▶ [RAW DATA]:
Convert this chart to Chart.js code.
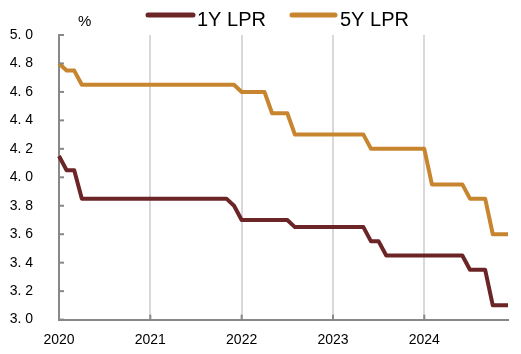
<!DOCTYPE html>
<html>
<head>
<meta charset="utf-8">
<script src="https://cdn.jsdelivr.net/npm/chart.js@4"></script>
<style>
  html, body { margin: 0; padding: 0; background: #fff; }
  #wrap { width: 521px; height: 354px; }
</style>
</head>
<body>
<div id="wrap"><canvas id="lprChart"></canvas></div>
<script>
// tick labels (one per year, on January)
var years = ['2020', '2021', '2022', '2023', '2024'];

// monthly categories 2020-01 .. 2024-12
var months = [];
years.forEach(function (y) {
  for (var m = 1; m <= 12; m++) months.push(y + '-' + (m < 10 ? '0' + m : m));
});

// 1Y LPR, %
var lpr1y = [
  4.15, 4.05, 4.05, 3.85, 3.85, 3.85, 3.85, 3.85, 3.85, 3.85, 3.85, 3.85,
  3.85, 3.85, 3.85, 3.85, 3.85, 3.85, 3.85, 3.85, 3.85, 3.85, 3.85, 3.80,
  3.70, 3.70, 3.70, 3.70, 3.70, 3.70, 3.70, 3.65, 3.65, 3.65, 3.65, 3.65,
  3.65, 3.65, 3.65, 3.65, 3.65, 3.55, 3.55, 3.45, 3.45, 3.45, 3.45, 3.45,
  3.45, 3.45, 3.45, 3.45, 3.45, 3.45, 3.35, 3.35, 3.35, 3.10, 3.10, 3.10
];

// 5Y LPR, %
var lpr5y = [
  4.80, 4.75, 4.75, 4.65, 4.65, 4.65, 4.65, 4.65, 4.65, 4.65, 4.65, 4.65,
  4.65, 4.65, 4.65, 4.65, 4.65, 4.65, 4.65, 4.65, 4.65, 4.65, 4.65, 4.65,
  4.60, 4.60, 4.60, 4.60, 4.45, 4.45, 4.45, 4.30, 4.30, 4.30, 4.30, 4.30,
  4.30, 4.30, 4.30, 4.30, 4.30, 4.20, 4.20, 4.20, 4.20, 4.20, 4.20, 4.20,
  4.20, 3.95, 3.95, 3.95, 3.95, 3.95, 3.85, 3.85, 3.85, 3.60, 3.60, 3.60
];

var color1y = '#6b2526';
var color5y = '#c8852f';
var axisColor = '#888888';
var gridColor = '#d9d9d9';
var fontFam = '"Liberation Sans", Arial, sans-serif';

// inward tick marks, the legend and the "%" unit
var extras = {
  id: 'extras',
  afterDraw: function (chart) {
    var ctx = chart.ctx;
    var xs = chart.scales.x, ys = chart.scales.y;
    ctx.save();
    ctx.strokeStyle = axisColor;
    ctx.lineWidth = 2;
    ys.ticks.forEach(function (t, i) {
      var py = ys.getPixelForTick(i);
      ctx.beginPath();
      ctx.moveTo(xs.left, py);
      ctx.lineTo(xs.left + 5, py);
      ctx.stroke();
    });
    years.forEach(function (y, i) {
      var px = xs.getPixelForValue(i * 12);
      ctx.beginPath();
      ctx.moveTo(px, ys.bottom);
      ctx.lineTo(px, ys.bottom - 5);
      ctx.stroke();
    });

    // legend
    var items = [[148, 193, 197], [292, 335, 340]];
    ctx.lineCap = 'round';
    ctx.lineWidth = 5;
    ctx.font = '20px ' + fontFam;
    ctx.textBaseline = 'alphabetic';
    chart.data.datasets.forEach(function (ds, i) {
      var it = items[i];
      ctx.strokeStyle = ds.borderColor;
      ctx.beginPath();
      ctx.moveTo(it[0], 15);
      ctx.lineTo(it[1], 15);
      ctx.stroke();
      ctx.fillStyle = '#000';
      ctx.fillText(ds.label, it[2], 26);
    });

    ctx.font = '15px ' + fontFam;
    ctx.fillText('%', 78, 26);
    ctx.restore();
  }
};

var config = {
  type: 'line',
  data: {
    labels: months,
    datasets: [{
      label: '1Y LPR',
      data: lpr1y,
      borderColor: color1y,
      backgroundColor: color1y
    }, {
      label: '5Y LPR',
      data: lpr5y,
      borderColor: color5y,
      backgroundColor: color5y
    }]
  },
  options: {
    responsive: true,
    maintainAspectRatio: false,
    animation: false,
    layout: { padding: { top: 35, right: 13, left: 0, bottom: 0 } },
    elements: {
      line: { borderWidth: 4, tension: 0, borderJoinStyle: 'round' },
      point: { radius: 0, hoverRadius: 0 }
    },
    plugins: {
      legend: { display: false },
      tooltip: { enabled: false }
    },
    scales: {
      x: {
        type: 'category',
        afterFit: function (s) { s.height = 30; },
        border: { color: axisColor, width: 2 },
        grid: {
          drawTicks: false,
          lineWidth: 2,
          color: function (c) {
            return c.index % 12 === 0 && c.index > 0 ? gridColor : 'rgba(0,0,0,0)';
          }
        },
        ticks: {
          autoSkip: false,
          maxRotation: 0,
          padding: 12,
          color: '#000',
          font: { family: fontFam, size: 14 },
          callback: function (v, i) { return i % 12 === 0 ? years[i / 12] : ''; }
        }
      },
      y: {
        min: 3,
        max: 5,
        afterFit: function (s) { s.width = 59; },
        border: { color: axisColor, width: 2 },
        grid: { drawTicks: false, color: 'rgba(0,0,0,0)' },
        ticks: {
          stepSize: 0.2,
          padding: 26,
          color: '#000',
          font: { family: fontFam, size: 14 },
          callback: function (v) { return v.toFixed(1).replace('.', '. '); }
        }
      }
    }
  },
  plugins: [extras]
};

var lprChart = new Chart(document.getElementById('lprChart'), config);
</script>
</body>
</html>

▶ [DO THIS]: Retype the whole listing exactly and leave the pictures out.

▶ [ANSWER BELOW]:
Convert this chart to Chart.js code.
<!DOCTYPE html>
<html>
<head>
<meta charset="utf-8">
<script src="https://cdn.jsdelivr.net/npm/chart.js@4"></script>
<style>
  html, body { margin: 0; padding: 0; background: #fff; }
  #wrap { width: 521px; height: 354px; }
</style>
</head>
<body>
<div id="wrap"><canvas id="lprChart"></canvas></div>
<script>
// tick labels (one per year, on January)
var years = ['2020', '2021', '2022', '2023', '2024'];

// monthly categories 2020-01 .. 2024-12
var months = [];
years.forEach(function (y) {
  for (var m = 1; m <= 12; m++) months.push(y + '-' + (m < 10 ? '0' + m : m));
});

// 1Y LPR, %
var lpr1y = [
  4.15, 4.05, 4.05, 3.85, 3.85, 3.85, 3.85, 3.85, 3.85, 3.85, 3.85, 3.85,
  3.85, 3.85, 3.85, 3.85, 3.85, 3.85, 3.85, 3.85, 3.85, 3.85, 3.85, 3.80,
  3.70, 3.70, 3.70, 3.70, 3.70, 3.70, 3.70, 3.65, 3.65, 3.65, 3.65, 3.65,
  3.65, 3.65, 3.65, 3.65, 3.65, 3.55, 3.55, 3.45, 3.45, 3.45, 3.45, 3.45,
  3.45, 3.45, 3.45, 3.45, 3.45, 3.45, 3.35, 3.35, 3.35, 3.10, 3.10, 3.10
];

// 5Y LPR, %
var lpr5y = [
  4.80, 4.75, 4.75, 4.65, 4.65, 4.65, 4.65, 4.65, 4.65, 4.65, 4.65, 4.65,
  4.65, 4.65, 4.65, 4.65, 4.65, 4.65, 4.65, 4.65, 4.65, 4.65, 4.65, 4.65,
  4.60, 4.60, 4.60, 4.60, 4.45, 4.45, 4.45, 4.30, 4.30, 4.30, 4.30, 4.30,
  4.30, 4.30, 4.30, 4.30, 4.30, 4.20, 4.20, 4.20, 4.20, 4.20, 4.20, 4.20,
  4.20, 3.95, 3.95, 3.95, 3.95, 3.95, 3.85, 3.85, 3.85, 3.60, 3.60, 3.60
];

var color1y = '#6b2526';
var color5y = '#c8852f';
var axisColor = '#888888';
var gridColor = '#d9d9d9';
var fontFam = '"Liberation Sans", Arial, sans-serif';

// inward tick marks, the legend and the "%" unit
var extras = {
  id: 'extras',
  afterDraw: function (chart) {
    var ctx = chart.ctx;
    var xs = chart.scales.x, ys = chart.scales.y;
    ctx.save();
    ctx.strokeStyle = axisColor;
    ctx.lineWidth = 2;
    ys.ticks.forEach(function (t, i) {
      var py = ys.getPixelForTick(i);
      ctx.beginPath();
      ctx.moveTo(xs.left, py);
      ctx.lineTo(xs.left + 5, py);
      ctx.stroke();
    });
    years.forEach(function (y, i) {
      var px = xs.getPixelForValue(i * 12);
      ctx.beginPath();
      ctx.moveTo(px, ys.bottom);
      ctx.lineTo(px, ys.bottom - 5);
      ctx.stroke();
    });

    // legend
    var items = [[148, 193, 197], [292, 335, 340]];
    ctx.lineCap = 'round';
    ctx.lineWidth = 5;
    ctx.font = '20px ' + fontFam;
    ctx.textBaseline = 'alphabetic';
    chart.data.datasets.forEach(function (ds, i) {
      var it = items[i];
      ctx.strokeStyle = ds.borderColor;
      ctx.beginPath();
      ctx.moveTo(it[0], 15);
      ctx.lineTo(it[1], 15);
      ctx.stroke();
      ctx.fillStyle = '#000';
      ctx.fillText(ds.label, it[2], 26);
    });

    ctx.font = '15px ' + fontFam;
    ctx.fillText('%', 78, 26);
    ctx.restore();
  }
};

var config = {
  type: 'line',
  data: {
    labels: months,
    datasets: [{
      label: '1Y LPR',
      data: lpr1y,
      borderColor: color1y,
      backgroundColor: color1y
    }, {
      label: '5Y LPR',
      data: lpr5y,
      borderColor: color5y,
      backgroundColor: color5y
    }]
  },
  options: {
    responsive: true,
    maintainAspectRatio: false,
    animation: false,
    layout: { padding: { top: 35, right: 13, left: 0, bottom: 0 } },
    elements: {
      line: { borderWidth: 4, tension: 0, borderJoinStyle: 'round' },
      point: { radius: 0, hoverRadius: 0 }
    },
    plugins: {
      legend: { display: false },
      tooltip: { enabled: false }
    },
    scales: {
      x: {
        type: 'category',
        afterFit: function (s) { s.height = 30; },
        border: { color: axisColor, width: 2 },
        grid: {
          drawTicks: false,
          lineWidth: 2,
          color: function (c) {
            return c.index % 12 === 0 && c.index > 0 ? gridColor : 'rgba(0,0,0,0)';
          }
        },
        ticks: {
          autoSkip: false,
          maxRotation: 0,
          padding: 12,
          color: '#000',
          font: { family: fontFam, size: 14 },
          callback: function (v, i) { return i % 12 === 0 ? years[i / 12] : ''; }
        }
      },
      y: {
        min: 3,
        max: 5,
        afterFit: function (s) { s.width = 59; },
        border: { color: axisColor, width: 2 },
        grid: { drawTicks: false, color: 'rgba(0,0,0,0)' },
        ticks: {
          stepSize: 0.2,
          padding: 26,
          color: '#000',
          font: { family: fontFam, size: 14 },
          callback: function (v) { return v.toFixed(1).replace('.', '. '); }
        }
      }
    }
  },
  plugins: [extras]
};

var lprChart = new Chart(document.getElementById('lprChart'), config);
</script>
</body>
</html>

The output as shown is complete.